El Tajo en Toledo
1908. Óleo sobre lienzo, 215 x 200 cmDepósito en otra institución
La huidiza silueta de Andrade se escurre entre los intersticios de sus pinceladas. Puede que nunca lleguemos a verle con claridad y debamos limitarnos a suponer dónde se encuentra, dónde se siente su elíptica presencia, en qué fragmento preciso de cada uno de sus paisajes se aloja este irredento voyeur para, una vez allí, interpretar el mundo. Desde luego, hay un lugar indiscutible en el que podemos encontrarlo y está fuera del cuadro. Porque Andrade suele situarse allí donde nosotros nos encontramos como espectadores. Y lo hace para intercambiar sus ojos con los nuestros en una radical suplantación del "ver" por el "mirar". Andrade, como el Mr. Vértigo de Auster, habita con especial intensidad en los espacios vacíos que representan sus cuadros. Sobre todo si tales espacios rondan, independientemente de su escala, una noción de "abismo". Y tal vez ello sea así porque nada mejor que lo abismático encarna la pulsión romántica de lo "sublime" (pensemos en Friedrich como paradigma).

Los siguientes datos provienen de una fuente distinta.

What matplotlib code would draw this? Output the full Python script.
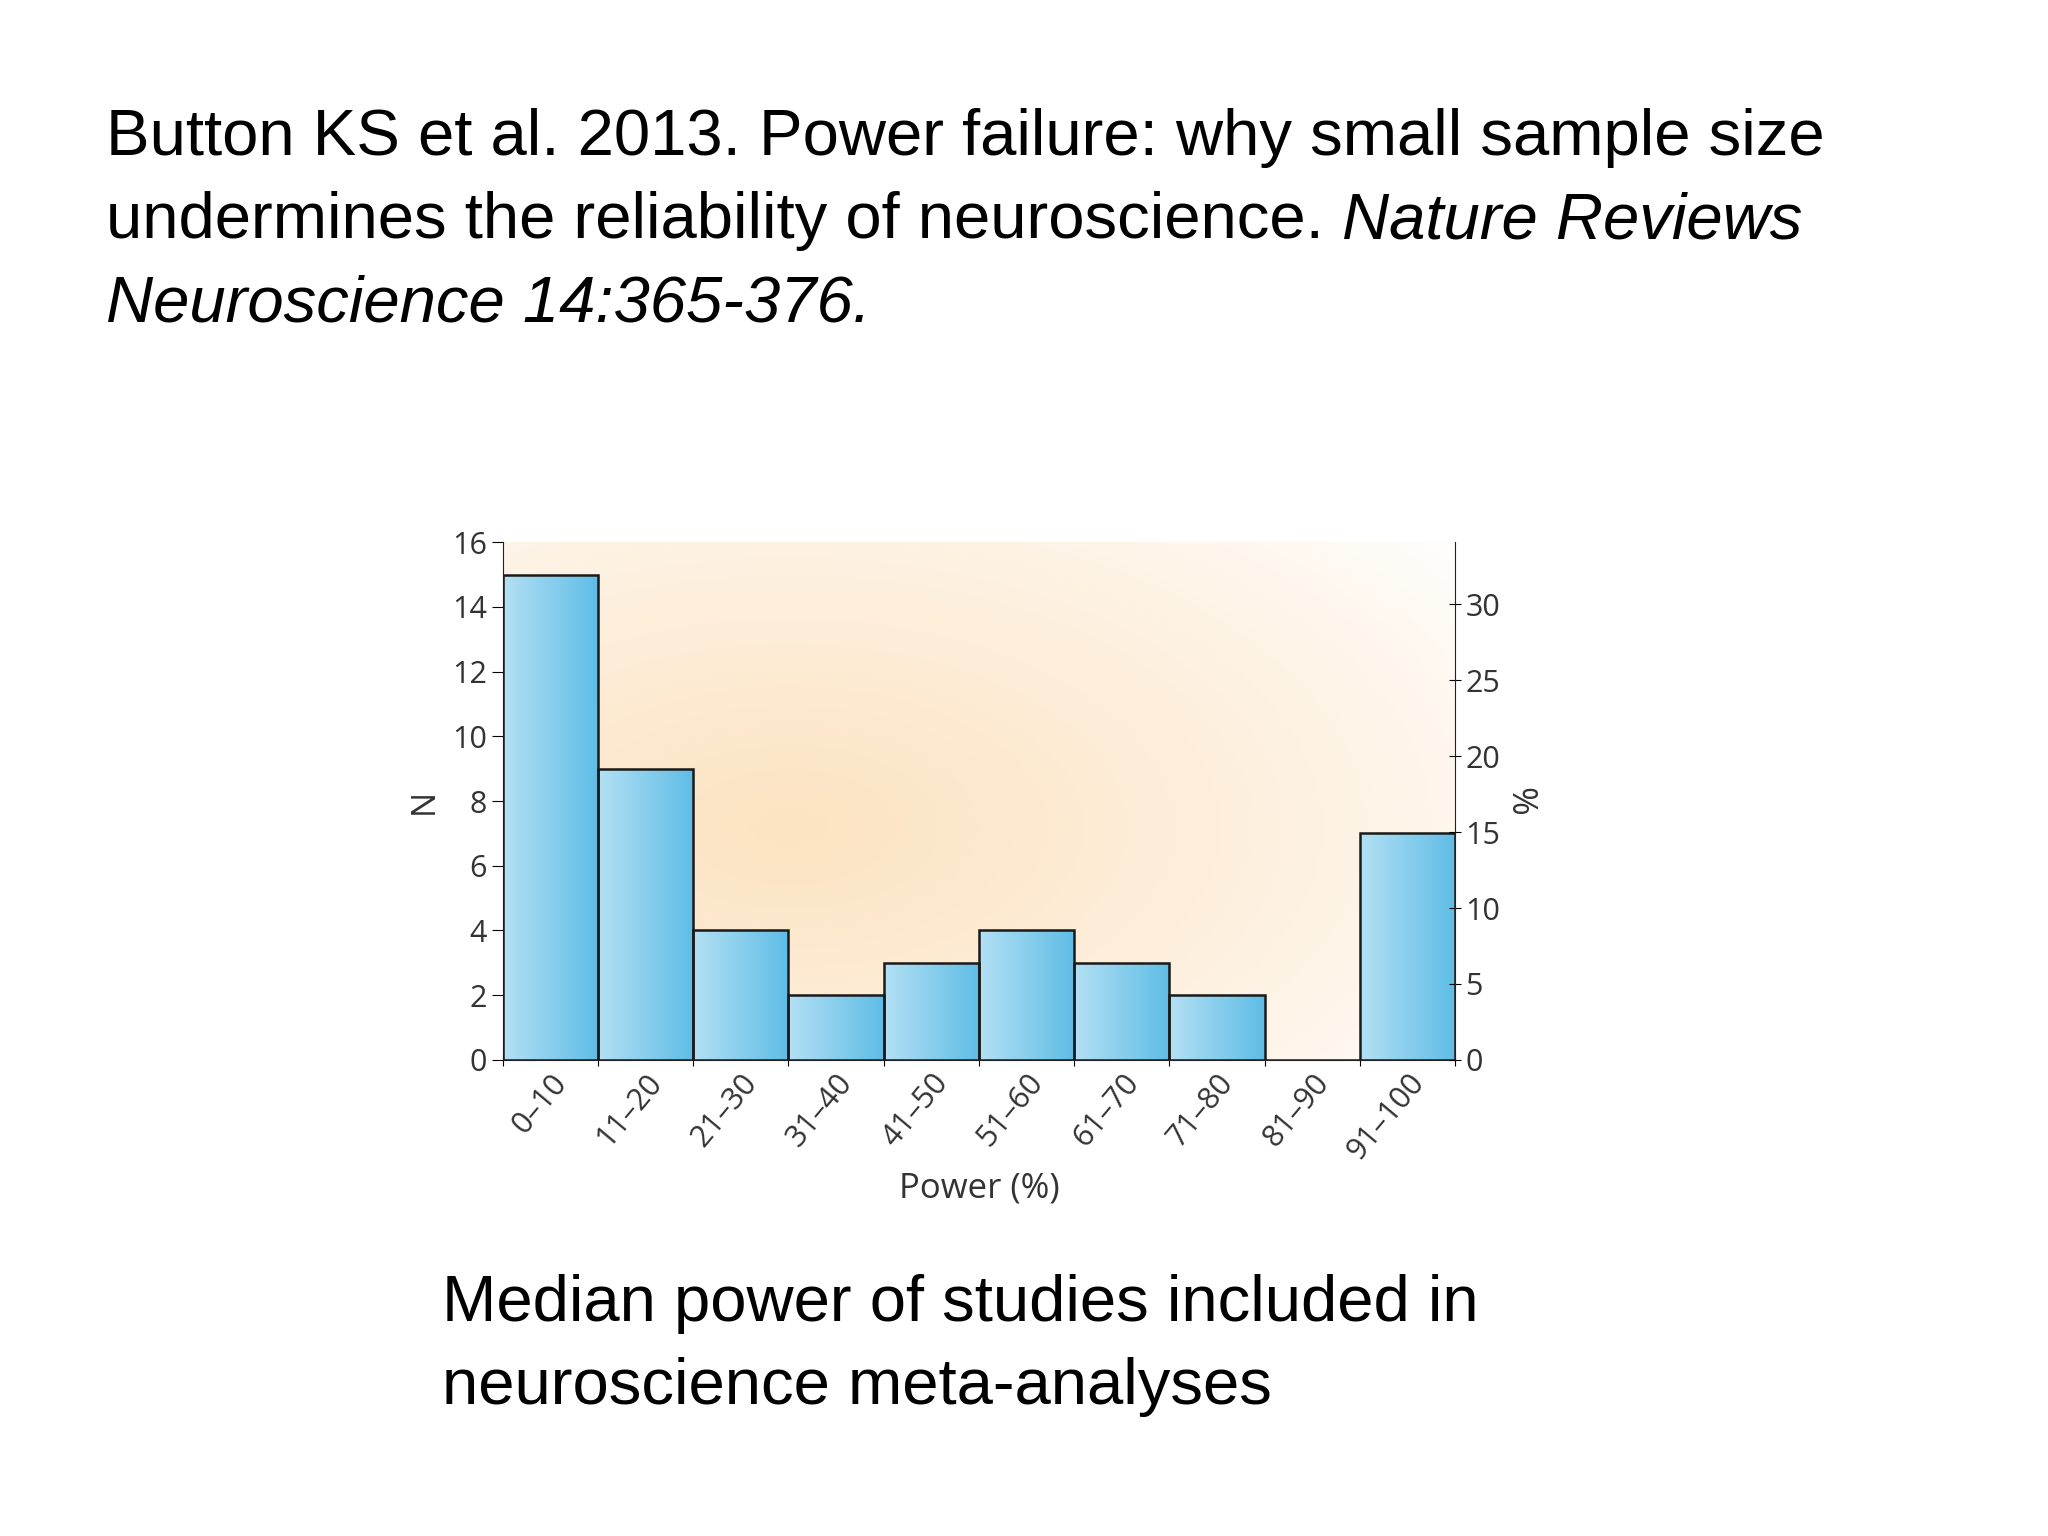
import numpy as np
import matplotlib
matplotlib.use("Agg")
import matplotlib.pyplot as plt
from matplotlib.colors import LinearSegmentedColormap

categories = ["0–10","11–20","21–30","31–40","41–50","51–60","61–70","71–80","81–90","91–100"]
counts = [15, 9, 4, 2, 3, 4, 3, 2, 0, 7]
left_ticks = [0,2,4,6,8,10,12,14,16]
right_ticks = [0,5,10,15,20,25,30]

fig = plt.figure(figsize=(20.48,15.36), dpi=100)
fig.patch.set_facecolor("white")

FS = 47
fig.text(0.052, 0.899, "Button KS et al. 2013. Power failure: why small sample size",
         fontsize=FS, family="Liberation Sans", va="baseline")
t = fig.text(0.052, 0.845, "undermines the reliability of neuroscience. ",
             fontsize=FS, family="Liberation Sans", va="baseline")
fig.canvas.draw()
bb = t.get_window_extent().transformed(fig.transFigure.inverted())
fig.text(bb.x1, 0.845, "Nature Reviews", fontsize=FS, family="Liberation Sans",
         style="italic", va="baseline")
fig.text(0.052, 0.791, "Neuroscience 14:365-376.", fontsize=FS, family="Liberation Sans",
         style="italic", va="baseline")
fig.text(0.216, 0.140, "Median power of studies included in", fontsize=FS,
         family="Liberation Sans", va="baseline")
fig.text(0.216, 0.086, "neuroscience meta-analyses", fontsize=FS,
         family="Liberation Sans", va="baseline")

ax = fig.add_axes([0.2455, 0.310, 0.465, 0.337])
x = np.arange(len(categories))

gx, gy = np.meshgrid(np.linspace(0,1,200), np.linspace(0,1,200))
d = np.clip(1 - np.sqrt(((gx-0.3)/0.9)**2 + ((gy-0.45)/0.9)**2), 0, 1)**0.8
bg = np.ones((200,200,3))
peach = np.array([0.99,0.89,0.76])
for c in range(3):
    bg[...,c] = 1 - (1-peach[c])*d
ax.imshow(bg, extent=[-0.5, len(categories)-0.5, 16, 0], aspect="auto", zorder=0)

cmap = LinearSegmentedColormap.from_list("b", ["#b3e0f4", "#5fbde6"])
grad = np.linspace(0,1,100).reshape(1,-1)
bars = ax.bar(x, counts, width=1.0, facecolor="none", edgecolor="#1a1a1a", linewidth=1.8, zorder=3)
for b in bars:
    if b.get_height() <= 0:
        continue
    im = ax.imshow(grad, cmap=cmap, extent=[b.get_x(), b.get_x()+b.get_width(), 0, b.get_height()],
                   aspect="auto", zorder=2)
    im.set_clip_path(b)
ax.set_ylim(0, 16)
ax.set_xlim(-0.5, len(categories)-0.5)

ax.spines["top"].set_visible(False)
ax.spines["right"].set_visible(False)
ax.spines["left"].set_color("#222")
ax.spines["bottom"].set_color("#222")
ax.set_yticks(left_ticks)
ax.set_yticklabels([str(v) for v in left_ticks], family="Open Sans", color="#333")
ax.tick_params(axis="y", labelsize=22, length=8, direction="out")
ax.set_xticks(np.arange(len(categories)+1)-0.5)
ax.set_xticklabels([])
ax.set_xticks(x, minor=True)
ax.set_xticklabels(categories, minor=True, rotation=50, ha="right", rotation_mode="anchor",
                   family="Open Sans", color="#333")
ax.tick_params(axis="x", which="minor", length=0, pad=6, labelsize=22)
ax.tick_params(axis="x", which="major", length=8, direction="inout")
ax.set_ylabel("N", fontsize=24, family="Open Sans", color="#333", labelpad=8)
ax.set_xlabel("Power (%)", fontsize=25, family="Open Sans", color="#333", labelpad=4)

ax2 = ax.twinx()
ax2.set_ylim(0, 34.1)
ax2.set_yticks(right_ticks)
ax2.set_yticklabels([str(v) for v in right_ticks], family="Open Sans", color="#333")
ax2.tick_params(axis="y", labelsize=22, length=8, direction="inout")
for s in ["top","left","bottom"]:
    ax2.spines[s].set_visible(False)
ax2.spines["right"].set_color("#222")
ax2.set_ylabel("%", fontsize=25, family="Open Sans", color="#333", rotation=270, labelpad=26)

fig.savefig("out.png", dpi=100)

Tal vez todos esos deseos, miedos, frustraciones, catarsis… que constituyen trazos fundamentales de la identidad del ser humano, son los que Andrade deposita en los vertiginosos vacíos de sus cuadros, una vez que atraviesa la membrana de su superficie para instalarse, errático y flotante, en su interior, siendo algo que percibimos con especial intensidad en varias de sus obras como este lienzo (Texto extractado de Brihuega Sierra, J. en: Ángel Andrade: la aventura del paisaje 1866-1932, Obra Social y Cultural, 2004, pp. 67-68).